If I sell 5 units, is my cost basis still 6510?

Yes.

is the cost basis just including the new sale in the average?

Yes, the new cost basis would be (40 x 6,510 + 10 x 7,500)/50 = ~6708

I included the sale removing shares from the cost basis

You don't really need to do that. Your equation still gives the right answer, but it's unnecessarily complicated.

All you need to do is multiply the number of shares you held before the purchase by your per-share cost basis, add to it the number of shares you purchased multiplied by the per-share purchase price, and divide the result by the total number of shares you held after the purchase. (See the equation above.)
 
@kristhuy
You don't really need to do that. Your equation still gives the right answer, but it's unnecessarily complicated.

It is the correct way to do it if you're going to put this into an Excel file with a row for each purchase and sale. So for a sale you'd put a row with a negative quantity and set the FMV to the cost basis at the time of sale.
 
@manishk012 I guess. But it depends how you set up your sheet... I would prefer to track quantity and cost basis separately. No need to update the cost basis when a sale occurs, just the quantity. Then when you have a new purchase, you calculate a new cost basis by reference to the current quantity and the current cost basis.
 
@kristhuy
I don't understand the distinction you are making. Your cost basis is determined by the average purchase price of all shares you hold. It is both "per-unit" and an average.

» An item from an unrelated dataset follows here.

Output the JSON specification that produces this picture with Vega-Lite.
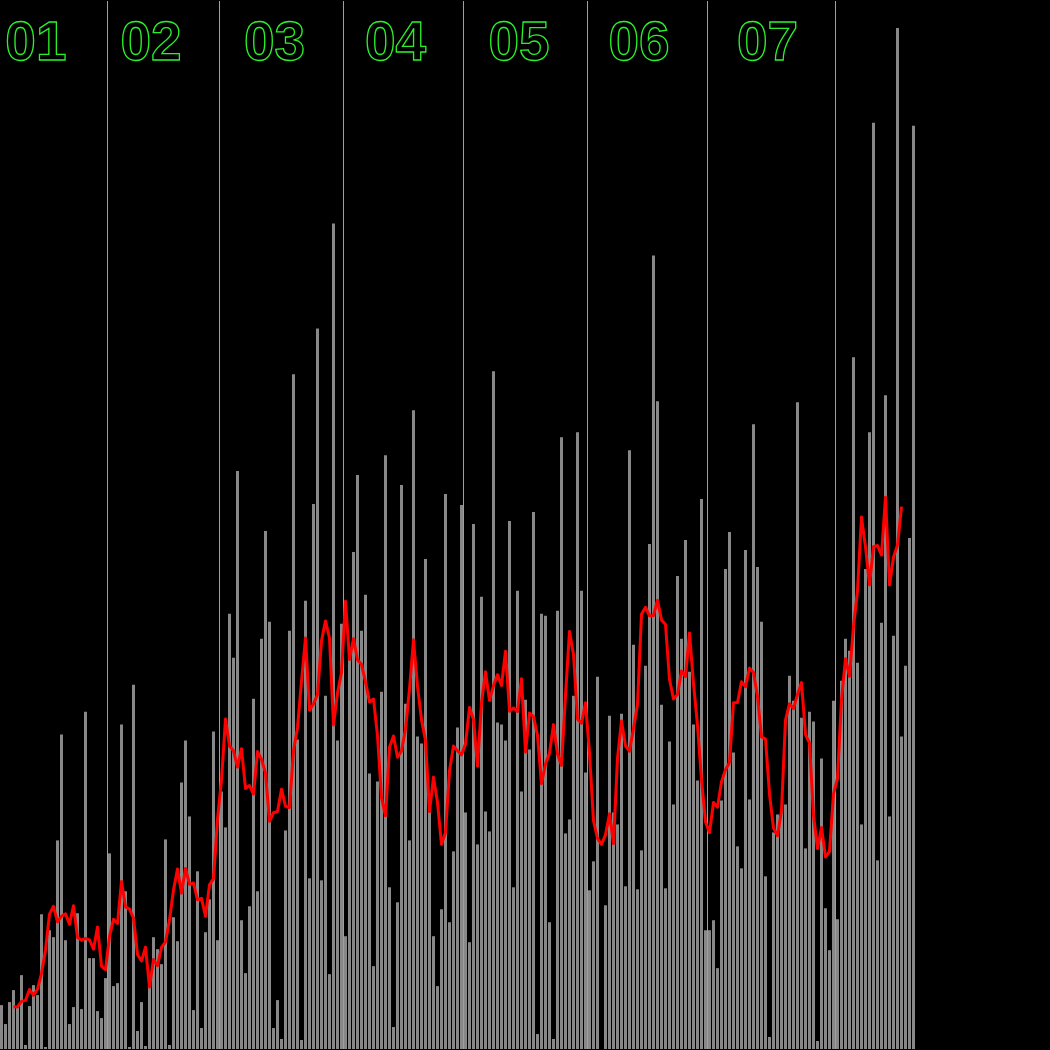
{
"$schema":"https://vega.github.io/schema/vega-lite/v6.json",
"width":1050,"height":1050,
"autosize":{"type":"fit","contains":"padding"},
"padding":0,
"background":"#000000",
"config":{"view":{"stroke":null}},
"datasets":{
"days":[
{"k":0,"v":44},{"k":1,"v":25},{"k":2,"v":47},{"k":3,"v":59,"ma":42.3},{"k":4,"v":43,"ma":42.1},{"k":5,"v":74,"ma":47.7},{"k":6,"v":4,"ma":48.7},{"k":7,"v":43,"ma":59.6},{"k":8,"v":64,"ma":53.7},{"k":9,"v":54,"ma":60.1},
{"k":10,"v":135,"ma":75.6},{"k":11,"v":2,"ma":99.3},{"k":12,"v":119,"ma":135.1},{"k":13,"v":112,"ma":143},{"k":14,"v":209,"ma":127.3},{"k":15,"v":315,"ma":133},{"k":16,"v":109,"ma":135.4},{"k":17,"v":25,"ma":125.1},{"k":18,"v":42,"ma":143.6},{"k":19,"v":136,"ma":111.6},
{"k":20,"v":40,"ma":109},{"k":21,"v":338,"ma":110.9},{"k":22,"v":91,"ma":109.3},{"k":23,"v":91,"ma":100},{"k":24,"v":38,"ma":122.3},{"k":25,"v":31,"ma":83},{"k":26,"v":71,"ma":79.4},{"k":27,"v":196,"ma":112.9},{"k":28,"v":63,"ma":130},{"k":29,"v":66,"ma":125.9},
{"k":30,"v":325,"ma":167.9},{"k":31,"v":158,"ma":142.4},{"k":32,"v":2,"ma":140.1},{"k":33,"v":365,"ma":131.1},{"k":34,"v":18,"ma":94.7},{"k":35,"v":47,"ma":88.1},{"k":36,"v":3,"ma":102.1},{"k":37,"v":70,"ma":62.1},{"k":38,"v":112,"ma":89.6},{"k":39,"v":100,"ma":83.4},
{"k":40,"v":85,"ma":101.9},{"k":41,"v":210,"ma":107.3},{"k":42,"v":4,"ma":129.4},{"k":43,"v":132,"ma":159.3},{"k":44,"v":108,"ma":180.4},{"k":45,"v":267,"ma":156},{"k":46,"v":309,"ma":180.9},{"k":47,"v":233,"ma":165},{"k":48,"v":39,"ma":166.3},{"k":49,"v":178,"ma":149.6},
{"k":50,"v":21,"ma":150.9},{"k":51,"v":117,"ma":133.1},{"k":52,"v":150,"ma":164.4},{"k":53,"v":318,"ma":170.7},{"k":54,"v":109,"ma":230},{"k":55,"v":258,"ma":269.3},{"k":56,"v":222,"ma":330.6},{"k":57,"v":436,"ma":303.6},{"k":58,"v":392,"ma":298.9},{"k":59,"v":579,"ma":282.4},
{"k":60,"v":129,"ma":300.9},{"k":61,"v":76,"ma":261.1},{"k":62,"v":143,"ma":263.9},{"k":63,"v":351,"ma":255.3},{"k":64,"v":158,"ma":298},{"k":65,"v":411,"ma":290.1},{"k":66,"v":519,"ma":276.7},{"k":67,"v":428,"ma":228},{"k":68,"v":21,"ma":236.7},{"k":69,"v":49,"ma":237.9},
{"k":70,"v":10,"ma":260.3},{"k":71,"v":219,"ma":243.4},{"k":72,"v":419,"ma":241.7},{"k":73,"v":676,"ma":298.9},{"k":74,"v":310,"ma":321.9},{"k":75,"v":9,"ma":368.6},{"k":76,"v":449,"ma":411.9},{"k":77,"v":171,"ma":339.4},{"k":78,"v":546,"ma":345.7},{"k":79,"v":722,"ma":355.1},
{"k":80,"v":169,"ma":409.1},{"k":81,"v":354,"ma":428.9},{"k":82,"v":75,"ma":411.7},{"k":83,"v":827,"ma":324.7},{"k":84,"v":309,"ma":356.6},{"k":85,"v":426,"ma":377.1},{"k":86,"v":113,"ma":448.6},{"k":87,"v":392,"ma":390.3},{"k":88,"v":498,"ma":411.1},{"k":89,"v":575,"ma":389.7},
{"k":90,"v":419,"ma":385.4},{"k":91,"v":455,"ma":367.7},{"k":92,"v":276,"ma":347.7},{"k":93,"v":83,"ma":350.6},{"k":94,"v":268,"ma":313.9},{"k":95,"v":358,"ma":252},{"k":96,"v":595,"ma":233.6},{"k":97,"v":162,"ma":302.4},{"k":98,"v":22,"ma":313.6},{"k":99,"v":147,"ma":292.3},
{"k":100,"v":565,"ma":298.7},{"k":101,"v":346,"ma":320.3},{"k":102,"v":209,"ma":360.9},{"k":103,"v":640,"ma":410},{"k":104,"v":313,"ma":363.3},{"k":105,"v":306,"ma":330},{"k":106,"v":491,"ma":309.1},{"k":107,"v":238,"ma":237.7},{"k":108,"v":113,"ma":272.4},{"k":109,"v":63,"ma":246.9},
{"k":110,"v":140,"ma":205},{"k":111,"v":556,"ma":217},{"k":112,"v":127,"ma":278.7},{"k":113,"v":198,"ma":303.6},{"k":114,"v":322,"ma":298.9},{"k":115,"v":545,"ma":294.6},{"k":116,"v":237,"ma":305.7},{"k":117,"v":107,"ma":342.1},{"k":118,"v":526,"ma":330.1},{"k":119,"v":205,"ma":283.4},
{"k":120,"v":453,"ma":346.6},{"k":121,"v":238,"ma":378},{"k":122,"v":218,"ma":349.3},{"k":123,"v":679,"ma":364.1},{"k":124,"v":327,"ma":375},{"k":125,"v":325,"ma":364.1},{"k":126,"v":309,"ma":398.6},{"k":127,"v":529,"ma":338.4},{"k":128,"v":162,"ma":341.7},{"k":129,"v":459,"ma":338.1},
{"k":130,"v":258,"ma":370.9},{"k":131,"v":350,"ma":297.4},{"k":132,"v":300,"ma":336.6},{"k":133,"v":538,"ma":333},{"k":134,"v":15,"ma":314.3},{"k":135,"v":436,"ma":265.7},{"k":136,"v":434,"ma":285.6},{"k":137,"v":127,"ma":296.3},{"k":138,"v":10,"ma":325},{"k":139,"v":439,"ma":295.6},
{"k":140,"v":613,"ma":284.1},{"k":141,"v":216,"ma":354.3},{"k":142,"v":230,"ma":418.4},{"k":143,"v":354,"ma":395.3},{"k":144,"v":618,"ma":330.4},{"k":145,"v":459,"ma":326.4},{"k":146,"v":277,"ma":346.9},{"k":147,"v":159,"ma":296.4},{"k":148,"v":188,"ma":228.7},{"k":149,"v":373,"ma":210.9},
{"k":150,"v":0,"ma":205.1},{"k":151,"v":144,"ma":214.6},{"k":152,"v":334,"ma":235.7},{"k":153,"v":237,"ma":205.7},{"k":154,"v":225,"ma":291.3},{"k":155,"v":336,"ma":328.6},{"k":156,"v":163,"ma":303.7},{"k":157,"v":600,"ma":298.3},{"k":158,"v":405,"ma":321},{"k":159,"v":160,"ma":345.3},
{"k":160,"v":199,"ma":435.6},{"k":161,"v":384,"ma":442.6},{"k":162,"v":506,"ma":434},{"k":163,"v":795,"ma":434.1},{"k":164,"v":649,"ma":449.7},{"k":165,"v":345,"ma":429.9},{"k":166,"v":161,"ma":425.3},{"k":167,"v":308,"ma":370.4},{"k":168,"v":245,"ma":350.6},{"k":169,"v":474,"ma":355.3},
{"k":170,"v":411,"ma":378.7},{"k":171,"v":510,"ma":373.1},{"k":172,"v":378,"ma":416.9},{"k":173,"v":325,"ma":366.1},{"k":174,"v":269,"ma":324.4},{"k":175,"v":551,"ma":270},{"k":176,"v":119,"ma":227.6},{"k":177,"v":119,"ma":216.7},{"k":178,"v":129,"ma":247},{"k":179,"v":81,"ma":242.3},
{"k":180,"v":249,"ma":267.7},{"k":181,"v":481,"ma":279.7},{"k":182,"v":518,"ma":287.1},{"k":183,"v":297,"ma":347},{"k":184,"v":203,"ma":347.1},{"k":185,"v":181,"ma":367.9},{"k":186,"v":500,"ma":362.9},{"k":187,"v":250,"ma":381.6},{"k":188,"v":626,"ma":377.3},{"k":189,"v":483,"ma":353.1},
{"k":190,"v":428,"ma":312.7},{"k":191,"v":173,"ma":310.6},{"k":192,"v":12,"ma":255.3},{"k":193,"v":217,"ma":221.3},{"k":194,"v":235,"ma":213.6},{"k":195,"v":239,"ma":238.7},{"k":196,"v":245,"ma":329.6},{"k":197,"v":374,"ma":346},{"k":198,"v":349,"ma":341.1},{"k":199,"v":648,"ma":355.3},
{"k":200,"v":332,"ma":367.1},{"k":201,"v":201,"ma":314.9},{"k":202,"v":338,"ma":306.6},{"k":203,"v":328,"ma":234.1},{"k":204,"v":8,"ma":200.9},{"k":205,"v":291,"ma":222},{"k":206,"v":141,"ma":192.3},{"k":207,"v":99,"ma":198.1},{"k":208,"v":349,"ma":255.7},{"k":209,"v":130,"ma":271.1},
{"k":210,"v":369,"ma":350},{"k":211,"v":411,"ma":391.1},{"k":212,"v":399,"ma":373.4},{"k":213,"v":693,"ma":423.6},{"k":214,"v":387,"ma":459.1},{"k":215,"v":225,"ma":533},{"k":216,"v":481,"ma":503},{"k":217,"v":618,"ma":465},{"k":218,"v":928,"ma":503.3},{"k":219,"v":189,"ma":504.4},
{"k":220,"v":427,"ma":494.9},{"k":221,"v":655,"ma":552.7},{"k":222,"v":233,"ma":464.9},{"k":223,"v":414,"ma":492.7},{"k":224,"v":1023,"ma":504.9},{"k":225,"v":313,"ma":543.4},{"k":226,"v":384},{"k":227,"v":512},{"k":228,"v":925}
],
"months":[
{"label":"01","labelAt":8.6},
{"label":"02","start":26.5,"labelAt":37.4},
{"label":"03","start":54.5,"labelAt":68.25},
{"label":"04","start":85.5,"labelAt":98.5},
{"label":"05","start":115.5,"labelAt":129.4},
{"label":"06","start":146.5,"labelAt":159.4},
{"label":"07","start":176.5,"labelAt":191.5},
{"label":"08","start":208.5}
]
},
"layer":[
{"data":{"name":"months"},
 "mark":{"type":"rule","color":"#2af02a","strokeWidth":1},
 "encoding":{"x":{"field":"start","type":"quantitative","scale":{"domain":[-0.375,262.125],"nice":false,"zero":false,"padding":0},"axis":null}}},
{"data":{"name":"days"},
 "mark":{"type":"bar","width":3,"color":"#888888"},
 "encoding":{
  "x":{"field":"k","type":"quantitative","scale":{"domain":[-0.375,262.125],"nice":false,"zero":false,"padding":0},"axis":null},
  "y":{"field":"v","type":"quantitative","scale":{"domain":[0,1050],"nice":false,"padding":0},"axis":null}}},
{"data":{"name":"days"},
 "mark":{"type":"line","color":"#ff0000","strokeWidth":3,"strokeJoin":"round"},
 "encoding":{
  "x":{"field":"k","type":"quantitative","scale":{"domain":[-0.375,262.125],"nice":false,"zero":false,"padding":0},"axis":null},
  "y":{"field":"ma","type":"quantitative","scale":{"domain":[0,1050],"nice":false,"padding":0},"axis":null}}},
{"data":{"name":"months"},
 "transform":[{"filter":"isValid(datum.labelAt)"}],
 "mark":{"type":"text","align":"center","baseline":"alphabetic","font":"Liberation Sans","fontWeight":"bold","fontSize":55,"fill":"#000000","stroke":"#2af02a","strokeWidth":1.3},
 "encoding":{
  "x":{"field":"labelAt","type":"quantitative","scale":{"domain":[-0.375,262.125],"nice":false,"zero":false,"padding":0},"axis":null},
  "y":{"datum":991,"type":"quantitative","scale":{"domain":[0,1050],"nice":false,"padding":0},"axis":null},
  "text":{"field":"label"}}}
]
}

My wording here was confusing, apologies. The distinction I intended to make was average of all shares as cost basis vs. each share maintaining its own individual cost basis from its purchase date (ie. in my example, the shares from 2020 have a cost basis of 5723, the shares from 2021 have a cost basis of 6432, etc.).

The latter is how I believe it works for US tax filing, which is why trading platforms enable different selling strategies (FIFO, tax optimized, etc.). Of course always happy to be corrected.
 
@tempset Ah ok I see what you meant now. Yeah, you're right that in Japan your cost basis at any given time is the same for all shares, regardless of when they were acquired.